On Thursday, Obama accused President Bush of launching “a false political attack” against him during a speech to Israeli lawmakers. In the address, Mr. Bush took an indirect swipe at the Democratic presidential hopeful’s promise to meet with hostile foreign leaders such as Iran’s Mahmoud Ahmadinejad and Syria’s Bashar al-Assad, calling such engagement a “foolish delusion.”
While White House spokesman Ed Gillespie denied any implied relevance to Obama’s foreign policy views, presumptive GOP nominee Sen. John McCain, R-Ariz., waded into the fray, saying Obama’s stance “shows naivete and inexperience and lack of judgment … that he wants to sit down across the table from an individual who leads a country that says Israel is a stinking corpse, that is dedicated to the extinction of the state of Israel,” the Associated Press reported.
“There was a little dust-up yesterday about foreign policy,” Obama said on Friday at the town hall meeting. “If George Bush and John McCain want to have a debate about protecting the U.S., that is a debate I am willing to have any time, any place, and that is a debate that I will win because George Bush and John McCain have a lot to answer for.”
“I’m a strong believer in civility and I’m a strong believer in a bipartisan foreign policy, but that cause is not served with dishonest, divisive attacks of the sort that we’ve seen out of George Bush and John McCain over the last couple days,” Obama said, according to media reports.

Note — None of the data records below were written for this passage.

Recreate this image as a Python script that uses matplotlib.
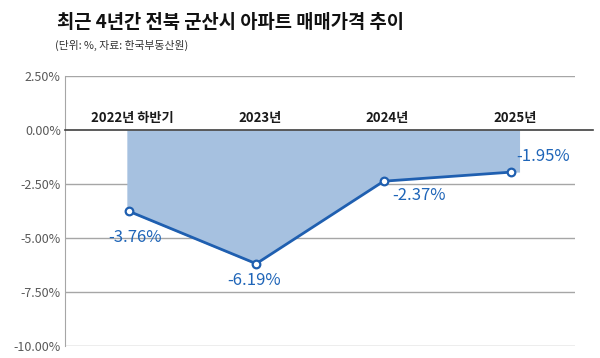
import matplotlib
matplotlib.use("Agg")
import matplotlib.pyplot as plt
import numpy as np

plt.rcParams['font.family'] = ['Noto Sans CJK KR', 'DejaVu Sans']

title = "최근 4년간 전북 군산시 아파트 매매가격 추이"
subtitle = "(단위: %, 자료: 한국부동산원)"
categories = ["2022년 하반기", "2023년", "2024년", "2025년"]
values = [-3.76, -6.19, -2.37, -1.95]
yticks = [2.5, 0.0, -2.5, -5.0, -7.5, -10.0]

line_color = "#1F5FB0"
fill_color = "#A6C1E0"
label_color = "#1F65B8"

fig = plt.figure(figsize=(6.0, 3.58), dpi=100)
ax = fig.add_axes([65/600, 1-346/358, 510/600, 270/358])

x = np.arange(len(categories))
# area fill (slightly extended on the right like the source)
fx = np.concatenate([x, [x[-1] + 0.08]])
fy = np.concatenate([values, [values[-1]]])
ax.fill_between(fx - 0.015, fy, 0, color=fill_color, lw=0, zorder=1)
ax.plot(x, values, color=line_color, lw=2, zorder=3,
        marker='o', ms=5.5, mfc='white', mec=line_color, mew=1.6)

ax.set_xlim(-0.5, 3.5)
ax.set_ylim(-10, 2.5)
ax.set_yticks(yticks)
ax.set_yticklabels([f"{v:.2f}%" for v in yticks], color="#595959", fontsize=9)
ax.tick_params(axis='y', length=0, pad=3)
ax.set_xticks([])
for v in yticks:
    if v != 0:
        ax.axhline(v, color="#A6A6A6", lw=1, zorder=0)
ax.plot([-0.5, 3.64], [0, 0], color="#404040", lw=1.2, clip_on=False, zorder=4)

for s in ['top', 'right', 'bottom']:
    ax.spines[s].set_visible(False)
ax.spines['left'].set_color("#A6A6A6")

for xi, c in zip(x, categories):
    ax.text(xi + 0.03, 0.55, c, ha='center', va='center', fontsize=9.5,
            fontweight='bold', color="#1a1a1a")

offsets = [(0.05, -1.2), (-0.02, -0.78), (0.28, -0.65), (0.25, 0.74)]
for xi, v, (dx, dy) in zip(x, values, offsets):
    ax.text(xi + dx, v + dy, f"{v:.2f}%", ha='center', va='center',
            fontsize=12, color=label_color)

fig.text(57/600, 1-23/358, title, fontsize=13.5, fontweight='bold',
         ha='left', va='center', color="#111111")
fig.text(55/600, 1-45/358, subtitle, fontsize=7.8, ha='left', va='center',
         color="#333333")

fig.savefig("out.png", dpi=100)
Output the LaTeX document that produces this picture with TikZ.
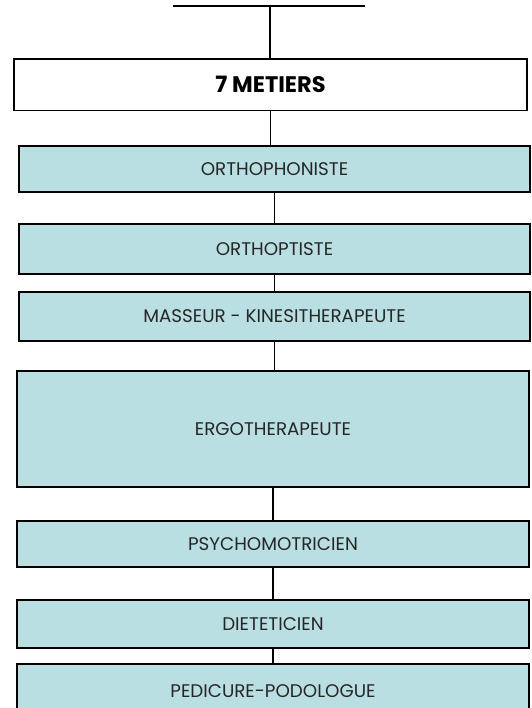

In an opinion piece in Friday’s Washington Post, James P. Rubin, who supports Sen. Hillary Clinton’s campaign, wrote that “McCain is the last politician who should be attacking Obama” about engaging entities like the Palestinian group Hamas. Rubin wrote that he asked McCain in a 2006 interview, “Do you think that American diplomats should be operating the way they have in the past, working with the Palestinian government if Hamas is now in charge?”
McCain replied: “They’re the government; sooner or later we are going to have to deal with them, one way or another, and I understand why this administration and previous administrations had such antipathy towards Hamas because of their dedication to violence and the things that they not only espouse but practice, so … but it’s a new reality in the Middle East. I think the lesson is people want security and a decent life and decent future, that they want democracy. Fatah was not giving them that.”
According to the New York Times, the McCain campaign said in a statement Friday: “It was remarkable to see Barack Obama’s hysterical diatribe in response to a speech in which his name wasn’t even mentioned. These are serious issues that deserve a serious debate, not the same tired partisan rants we heard today from Senator Obama.”
In another twist, Defense Secretary Robert M. Gates also waded into the issue of whether to hold talks with Iran this week.
Speaking to the Washington Post, Gates said he believes the U.S. military is “stretched” by the two ongoing wars in Iraq and Afghanistan, and that the United States should construct a combination of incentives and pressure to engage Iran.